Anti-jamming by design: Receiver techniques for detecting and characterizing RFI

Phillip W. Ward
18 Aug 2008
00:00

With the growing proliferation of a large variety of transmitters around the world, there should be little question that the noise floor for GNSS receivers will continue to increase along with the threat of disabling in-band radio-frequency interference (RFI). RFI poses a serious threat to the reliable operation of GNSS receivers when the received RFI power level is high enough to render the GNSS receiver inoperable. There are usually no visible external signs of anything being out of order, so the user initially assumes the receiver has experienced an internal failure.

Without the sophistication of built-in RFI situational awareness in the GNSS receiver design, the determination of the presence and seriousness of in-band RFI problems is an extremely inefficient and frustrating process. A simple jamming-to-noise-power (J/N) monitor can be a low-cost built-in feature of the GNSS receiver if a J/N meter design is preplanned in the original GNSS receiver front-end component design, layout, and implementation. A retrofit to an existing design is usually impractical. An additional justification for including a J/N meter in the initial GNSS receiver design is the significant performance advantages obtained through RFI situational adaptation especially during initial search.

J/N meter design

Figure 1 is a high-level functional block diagram of a GNSS receiver RF front end that contains a J/N meter that is obtained as a byproduct of the digital gain control part of the digital automatic gain control (AGC) design. Figure 2 (p. 30) is an expanded functional block diagram of the digital gain control function shown in Figure 1. The J/N meter design shown in Figure 1 is implemented in the last intermediate frequency (IF) stage of the GNSS receiver RF front-end architecture - that is, prior to signal detection by the multiple digital receiver channels (not shown in the figure). At the last receiver IF stage, the GNSS spread spectrum received signal power (SIF) from each satellite in view is well below the thermal noise power (NIF). This assumes the receiver is located on or near the surface of the Earth and the antenna gain is in the region of near unity gain with respect to an ideal isotropic circularly polarized antenna (0 dBic).
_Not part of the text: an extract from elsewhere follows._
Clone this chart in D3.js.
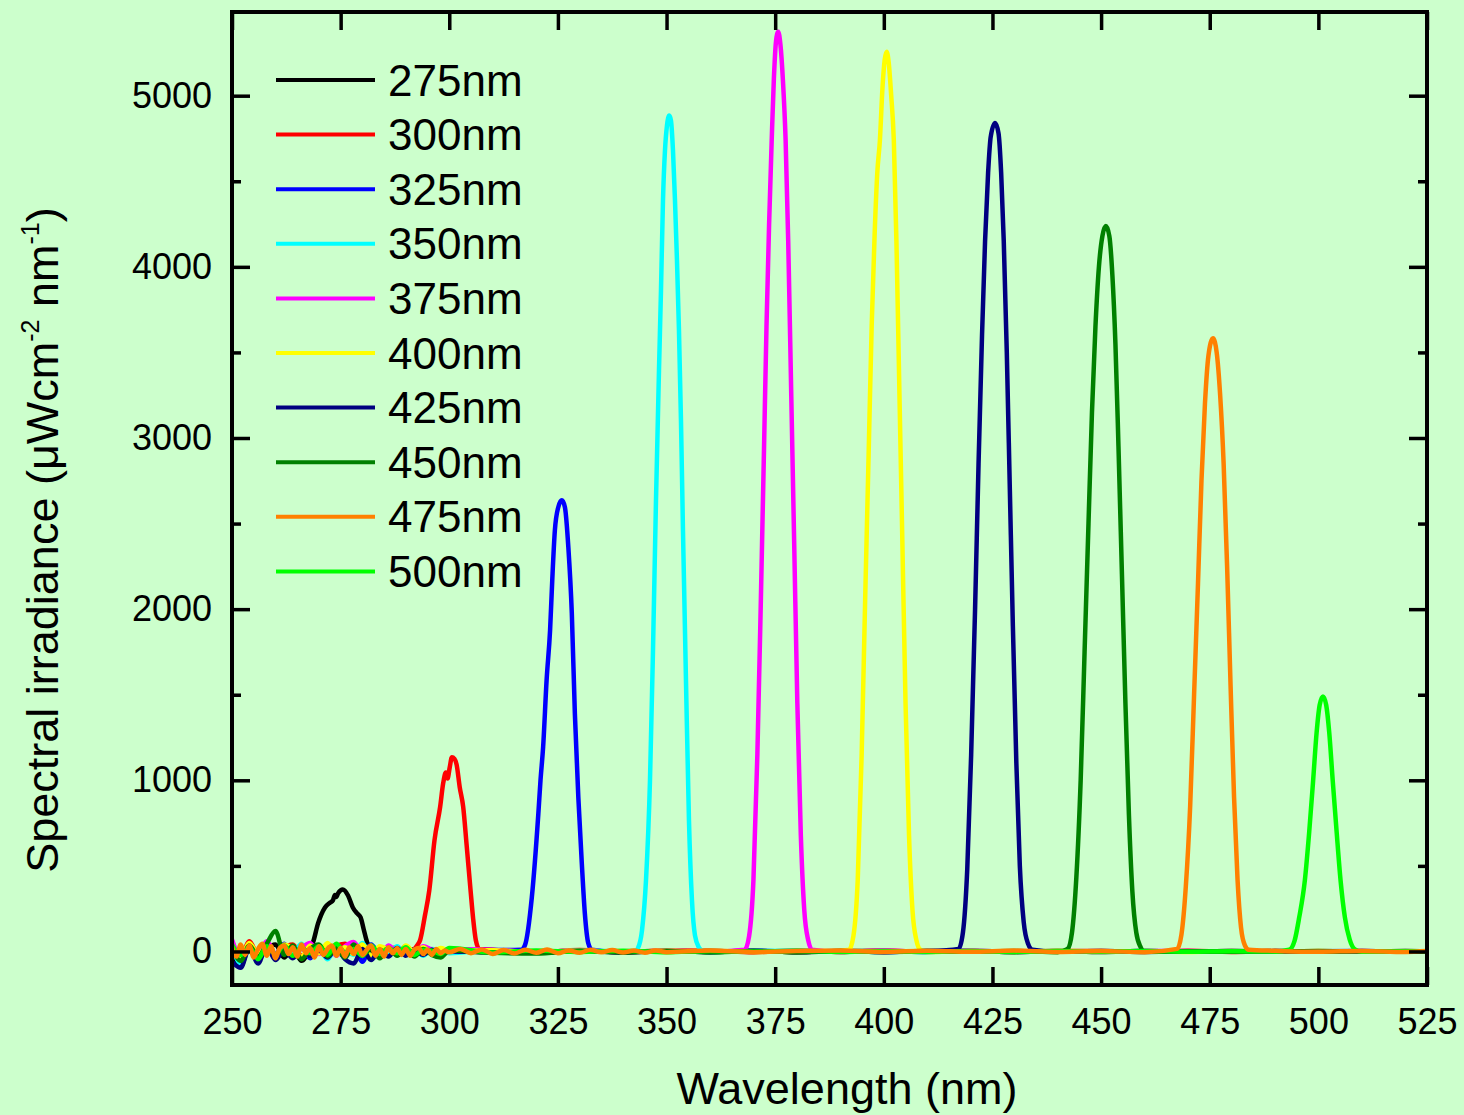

For a typical unjammed wideband (WB) C/A-code receiver example, SIF is typically 30 dB below NIF at the last IF stage; that is, the C/A-code signal power is a thousand times lower in power than the thermal noise power just before the signal detection process takes place in the digital receiver channels. A key point to remember is that all GNSS spread spectrum signals are designed so they can be readily acquired and tracked even though (S/N)IF is considerably negative. When in-band RFI jamming power (JIF) is present at IF, the effective noise level is increased so that the receiver may be unable to acquire and track the GNSS signals in view. Since the undetected signal is always below the noise level (whether or not JIF is present), it is impossible to obtain a measure of the composite signal-to-noise power ratio at IF.